Christopher shook his head violently, as if that would silence the nagging criticism inside his skull. It didn’t. All it did was give him a headache.

“Gunny, we got a problem,” Carson said. He’d joined Anthony at his station, and had a set of headphones pressed up to his ear. “I just picked up something from a nearby NoKo listening station. They registered the explosion and they’re sending a team out to investigate.”

“Time to get moving, then. Bryce, follow the course. It’s our only bet at this point,” Christopher said, sighing and taking off his helmet. “Best not to be here when the NoKo patrol arrives, anyway.”

“We’re rolling, Chief.”

“Daniel, let’s you and me take a look at that camera footage again. See if we can’t figure out what happened,” Christopher said, crossing over to stand behind his sniper’s station. Daniel brought up the footage of the explosion and ran it again.

“Yeah, it definitely exploded under something running in adaptive camouflage,” Daniel said, pointing to the flat, low top of the explosion. “See? Didn’t get much more than a foot and a half off the ground before it hit.”

“So the calculations Mary and Anthony did were right,” Christopher said, running his hands through his hair. “Why didn’t it stop them?”

“One second, Convict,” Carson said, looking up from the comm station. “Run that frame by frame.”

Daniel glared at the Ranger.

“We don’t use the c-word around here, Carson,” Christopher said.

“Oh, shit. My bad. Daniel, right? Sorry, man. Could you run that frame by frame? I think I see the problem.”

Daniel grinned, the slight forgotten, then re-ran the video in slow motion. As the explosion flashed, Carson stood and pointed.

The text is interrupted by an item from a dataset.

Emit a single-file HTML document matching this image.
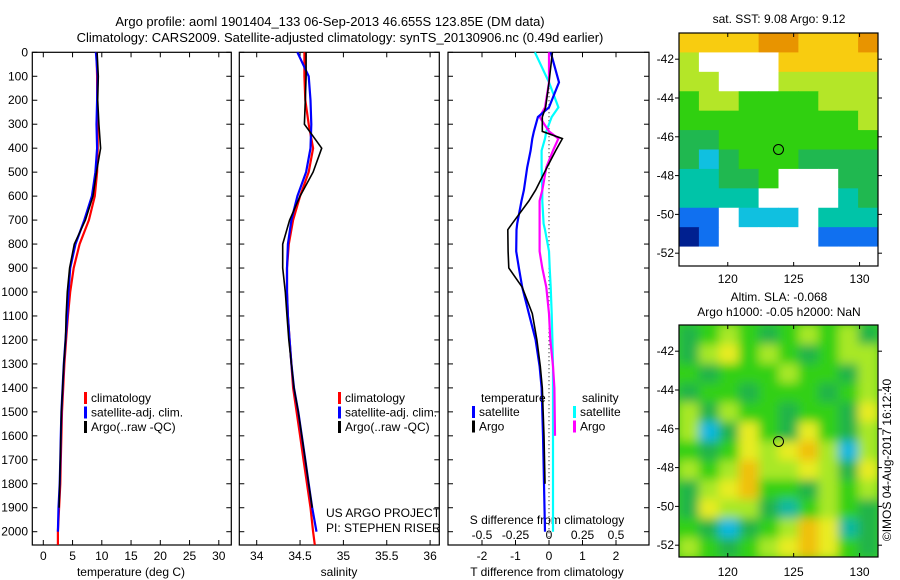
<!DOCTYPE html>
<html><head><meta charset="utf-8"><style>
body{margin:0;background:#fff}
svg{display:block;font-family:"Liberation Sans",sans-serif;font-size:12px}
</style></head><body>
<svg id="c" width="900" height="580" viewBox="0 0 900 580" xmlns="http://www.w3.org/2000/svg">
<defs>
<filter id="blur" x="-5%" y="-5%" width="110%" height="110%"><feGaussianBlur stdDeviation="5"/></filter>
<clipPath id="slaclip"><rect x="679" y="325" width="199" height="232"/></clipPath>
<clipPath id="sstclip"><rect x="679" y="33" width="199" height="233"/></clipPath>
</defs>
<text x="330" y="26" text-anchor="middle" font-size="13">Argo profile: aoml 1901404_133 06-Sep-2013 46.655S 123.85E (DM data)</text>
<text x="340" y="42" text-anchor="middle" font-size="13">Climatology: CARS2009. Satellite-adjusted climatology: synTS_20130906.nc (0.49d earlier)</text>
<text x="779" y="23" text-anchor="middle">sat. SST: 9.08 Argo: 9.12</text>
<text x="779" y="301" text-anchor="middle">Altim. SLA: -0.068</text>
<text x="779" y="316" text-anchor="middle">Argo h1000: -0.05 h2000: NaN</text>
<text transform="translate(891,460) rotate(-90)" text-anchor="middle">©IMOS 04-Aug-2017 16:12:40</text>
<text x="326" y="517">US ARGO PROJECT</text>
<text x="326" y="532">PI: STEPHEN RISER</text>
<g id="g"></g>
</svg>
<script>
const depths=[0,100,200,300,400,500,600,700,800,900,1000,1100,1200,1300,1400,1500,1600,1700,1800,1900,2000,2055];
const tempClim=[9.1,9.2,9.2,9.3,9.3,9.2,8.8,7.8,6.2,5.2,4.6,4.2,3.9,3.6,3.4,3.2,3.1,3.0,2.9,2.7,2.5,2.5];
const tempSat=[9.0,9.3,9.2,9.1,9.2,8.9,8.3,7.0,5.5,4.6,4.3,4.1,3.8,3.5,3.3,3.1,3.0,2.9,2.8,2.6,2.5,2.5];
const tempArgo=[9.2,9.4,9.3,9.5,9.8,9.1,8.5,7.2,5.3,4.5,4.1,3.9,3.8,3.5,3.3,3.1,3.0,2.9,2.8,2.7,2.6,2.6];
const salClim=[34.55,34.55,34.56,34.6,34.65,34.6,34.5,34.42,34.37,34.35,34.35,34.36,34.38,34.4,34.42,34.46,34.5,34.54,34.58,34.62,34.65,34.67];
const salSat=[34.47,34.6,34.62,34.63,34.62,34.57,34.47,34.4,34.36,34.35,34.35,34.36,34.38,34.4,34.43,34.48,34.52,34.56,34.6,34.64,34.69,34.69];
const salArgo=[34.57,34.57,34.56,34.55,34.75,34.65,34.5,34.38,34.3,34.3,34.33,34.35,34.37,34.4,34.43,34.48,34.52,34.56,34.6,34.64,34.67,34.67];
const diffDepths=[0,125,230,270,330,360,410,480,575,620,715,740,830,900,980,1090,1200,1310,1400,1600,1800,2000];
const tDiffSat=[0.05,0.3,0,-0.33,-0.45,-0.5,-0.55,-0.65,-0.75,-0.82,-0.95,-0.97,-0.98,-0.9,-0.8,-0.6,-0.4,-0.28,-0.22,-0.18,-0.15,-0.12];
const tDiffArgo=[0.1,0.0,-0.1,-0.2,-0.2,0.4,0.2,-0.06,-0.4,-0.6,-1.1,-1.23,-1.22,-1.2,-0.8,-0.5,-0.36,-0.26,-0.2,-0.15,-0.12,-0.1];
const sDiffSat=[-0.105,0.0,0.07,0.02,-0.02,-0.03,-0.055,-0.055,-0.05,-0.05,-0.04,-0.03,0.0,0.005,0.013,0.02,0.025,0.03,0.03,0.03,0.03,0.03];
const sDiffArgo=[0,0,-0.03,-0.07,0.0,0.07,0.03,-0.02,-0.05,-0.07,-0.07,-0.07,-0.07,-0.05,-0.02,0,0.01,0.03,0.04,0.045,0.045,0.045];
const depthTicks=[0,100,200,300,400,500,600,700,800,900,1000,1100,1200,1300,1400,1500,1600,1700,1800,1900,2000];
const tempTicks=[0,5,10,15,20,25,30];
const salTicks=[34,34.5,35,35.5,36];
const tDiffTicks=[-2,-1,0,1,2];
const sDiffTicks=[-0.5,-0.25,0,0.25,0.5];
const sDiffLabels=["-0.5","-0.25","0","0.25","0.5"];
const sstGrid=["YYYYOOYYYO","LWWWWYYYYY","LLWWWLLLLL","GLLGGGGLLL","GGGGGGGGGL","DDGGGGGGGG","DCDGGGDDDD","TTDDGWWWDD","TTTTWWWWTD","BBWCCCWTTT","NBWWWWWBBB","WWWWWWWWWW"];
const slaGrid=["DGLGDGLGLD","DLYGLGDGLL","GDGGGLGGDL","DGGDGGGDGL","LDLGGDGGDY","LCDYGDYGDL","GDGYLYOLCL","LGLOLLYLDY","DLYOGGDLGL","DYLLDTGLGD","GDCDGLOYTD","LGDGLYOYGD"];
const mapLonTicks=[120,125,130];
const mapLatTicks=[-42,-44,-46,-48,-50,-52];
const argoLon=123.85, argoLat=-46.655;

const NS="http://www.w3.org/2000/svg";
const G=document.getElementById('g');
function mk(t,a,p){const e=document.createElementNS(NS,t);for(const k in a)e.setAttribute(k,a[k]);(p||G).appendChild(e);return e;}
const Y0=52.3,KY=0.2397,YB=545;
const yD=d=>Y0+d*KY;
const xT=v=>43.3+v*5.85;
const xS=v=>256.7+(v-34)*86.7;
const xTd=v=>549+v*33.5;
const xSd=v=>549+v*134;
const panels=[[32.3,231.3],[239.3,439.3],[448,649]];
function line(xs,ds,xf,col,nm,w){
  const pts=xs.map((v,i)=>xf(v).toFixed(1)+','+yD(ds[i]).toFixed(1)).join(' ');
  const e=mk('polyline',{points:pts,fill:'none',stroke:col,'stroke-width':w||2.2});
  
  
}
panels.forEach((p,i)=>{
  const r=mk('rect',{x:p[0],y:Y0,width:p[1]-p[0],height:YB-Y0,fill:'none',stroke:'#000','stroke-width':1.2});
  
  
  depthTicks.forEach(d=>{
    mk('line',{x1:p[0],x2:p[0]+5,y1:yD(d),y2:yD(d),stroke:'#000'});
    mk('line',{x1:p[1]-5,x2:p[1],y1:yD(d),y2:yD(d),stroke:'#000'});
  });
});
depthTicks.forEach(d=>{
  const t=mk('text',{x:28,y:yD(d)+4,'text-anchor':'end'});t.textContent=d;
  
  
});
function xticks(ticks,labels,xf,p,y){
  ticks.forEach((v,i)=>{
    mk('line',{x1:xf(v),x2:xf(v),y1:YB-5,y2:YB,stroke:'#000'});
    mk('line',{x1:xf(v),x2:xf(v),y1:Y0,y2:Y0+5,stroke:'#000'});
    const t=mk('text',{x:xf(v),y:y,'text-anchor':'middle'});t.textContent=labels[i];
    
    
  });
}
xticks(tempTicks,tempTicks,xT,panels[0],560);
xticks(salTicks,salTicks,xS,panels[1],560);
xticks(tDiffTicks,tDiffTicks,xTd,panels[2],560);
sDiffTicks.forEach((v,i)=>{const t=mk('text',{x:xSd(v),y:539,'text-anchor':'middle'});t.textContent=sDiffLabels[i];
  
  });
[["temperature (deg C)",131],["salinity",339],["T difference from climatology",547]].forEach(a=>{
  const t=mk('text',{x:a[1],y:576,'text-anchor':'middle'});t.textContent=a[0];
  
  });
{const t=mk('text',{x:547,y:524,'text-anchor':'middle'});t.textContent="S difference from climatology";
 
 }
mk('line',{x1:549,x2:549,y1:Y0,y2:YB,stroke:'#000','stroke-dasharray':'1,3'});
line(tempClim,depths,xT,'#f00','temp-climatology-line');
line(tempSat,depths.slice(0,21),xT,'#00f','temp-satellite-line');
line(tempArgo.slice(0,20),depths.slice(0,20),xT,'#000','temp-argo-line',1.6);
line(salClim,depths,xS,'#f00','sal-climatology-line');
line(salSat.slice(0,21),depths.slice(0,21),xS,'#00f','sal-satellite-line');
line(salArgo.slice(0,20),depths.slice(0,20),xS,'#000','sal-argo-line',1.6);
line(sDiffSat,diffDepths,xSd,'#0ff','s-diff-satellite-line');
line(sDiffArgo.slice(0,20),diffDepths.slice(0,20),xSd,'#f0f','s-diff-argo-line');
line(tDiffSat,diffDepths,xTd,'#00f','t-diff-satellite-line');
line(tDiffArgo.slice(0,21),diffDepths.slice(0,21),xTd,'#000','t-diff-argo-line',1.6);
function legend(x,items,y0){
  items.forEach((it,i)=>{
    const y=y0+i*14.5;
    if(it[1])mk('rect',{x:x,y:y-10,width:3,height:12,fill:it[1]});
    const t=mk('text',{x:it[1]?x+7:x,y:y});t.textContent=it[0];
    
    
  });
}
const leg=[["climatology","#f00"],["satellite-adj. clim.","#00f"],["Argo(..raw -QC)","#000"]];
legend(84,leg,402);legend(338,leg,402);
legend(481,[["temperature",null]],402);legend(472,[["satellite","#00f"],["Argo","#000"]],416);
legend(582,[["salinity",null]],402);legend(573,[["satellite","#0ff"],["Argo","#f0f"]],416);
const COL={O:'#e89400',Y:'#f8cc10',L:'#b4e628',G:'#30d010',D:'#20b850',T:'#00c4a8',C:'#10c0e0',B:'#1070f0',N:'#002090',W:'#ffffff'};
const COL2={O:'#f0c010',Y:'#e8ec20',L:'#a8e828',G:'#30d018',D:'#20b448',T:'#10b8a0',C:'#10b8e0',B:'#1070f0',N:'#002090',W:'#ffffff'};
const MX0=679,MX1=878,LON0=116.3,LON1=131.4;
const xL=lon=>MX0+(lon-LON0)/(LON1-LON0)*(MX1-MX0);
function map(grid,top,bot,name,pal,blur,clip){
  const lat0=-40.65,yL=lat=>top+(lat0-lat)*19.4;
  const rows=grid.length,cols=grid[0].length,cw=(MX1-MX0)/cols,ch=(bot-top)/rows;
  const outer=mk('g',{'clip-path':'url(#'+clip+')'});
  const cells=mk('g',blur?{filter:'url(#blur)'}:{},outer);
  if(blur)mk('rect',{x:MX0-10,y:top-10,width:MX1-MX0+20,height:bot-top+20,fill:pal.G},cells);
  grid.forEach((row,r)=>{[...row].forEach((c,k)=>{
    mk('rect',{x:MX0+k*cw,y:top+r*ch,width:cw+0.5,height:ch+0.5,fill:pal[c]},cells);
  });});
  const b=mk('rect',{x:MX0,y:top,width:MX1-MX0,height:bot-top,fill:'none',stroke:'#000','stroke-width':1.2});
  
  
  mapLonTicks.forEach(l=>{
    mk('line',{x1:xL(l),x2:xL(l),y1:bot-4,y2:bot,stroke:'#000'});
    mk('line',{x1:xL(l),x2:xL(l),y1:top,y2:top+4,stroke:'#000'});
    const t=mk('text',{x:xL(l),y:bot+(blur?19:17),'text-anchor':'middle'});t.textContent=l;
    
    
  });
  mapLatTicks.forEach(l=>{
    mk('line',{x1:MX0-4,x2:MX0,y1:yL(l),y2:yL(l),stroke:'#000'});
    mk('line',{x1:MX1,x2:MX1+4,y1:yL(l),y2:yL(l),stroke:'#000'});
    const t=mk('text',{x:674,y:yL(l)+4,'text-anchor':'end'});t.textContent=l;
    
    
  });
  const c=mk('circle',{cx:xL(argoLon),cy:yL(argoLat),r:5,fill:'none',stroke:'#000'});
  
  
}
map(sstGrid,33,266,'sst-map',COL,false,'sstclip');
map(slaGrid,325,557,'sla-map',COL2,true,'slaclip');
</script>
</body></html>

“There. Pause it there. Put that up on the big mission screen, will you?”

Daniel kicked the frozen image over to the large plasma screen behind the passenger seat. Carson crossed over and pointed to the extreme right side of the flash.

“See it?” Carson asked.

“Yeah, I do,” Daniel said. “Good eye, Sergeant.”

“What?” Christopher asked, squinting at the image – but he saw it before Carson or Daniel had a chance to answer. “Oh, yeah.”

At the right edge of the frame, the flash and fire from the explosion suddenly curved upwards. A silhouette formed – the back end of a Razor.

“We hit them after the rear axle,” Mary said.

“Yep. Didn’t even slow them down,” Christopher grumbled.

“We might have done one better,” Bryce said, not taking his eyes off the road in front of him. Christopher noticed the driver had a copy of the image up next to his nav screen.

“Bryce?”

“Look at where we hit ‘em. According to the schematics Dr. Auffrey ran through with me, that’s right where their extra power comes from,” Bryce said. “We might have just made it so they’ll have to drop stealth sooner rather than later.”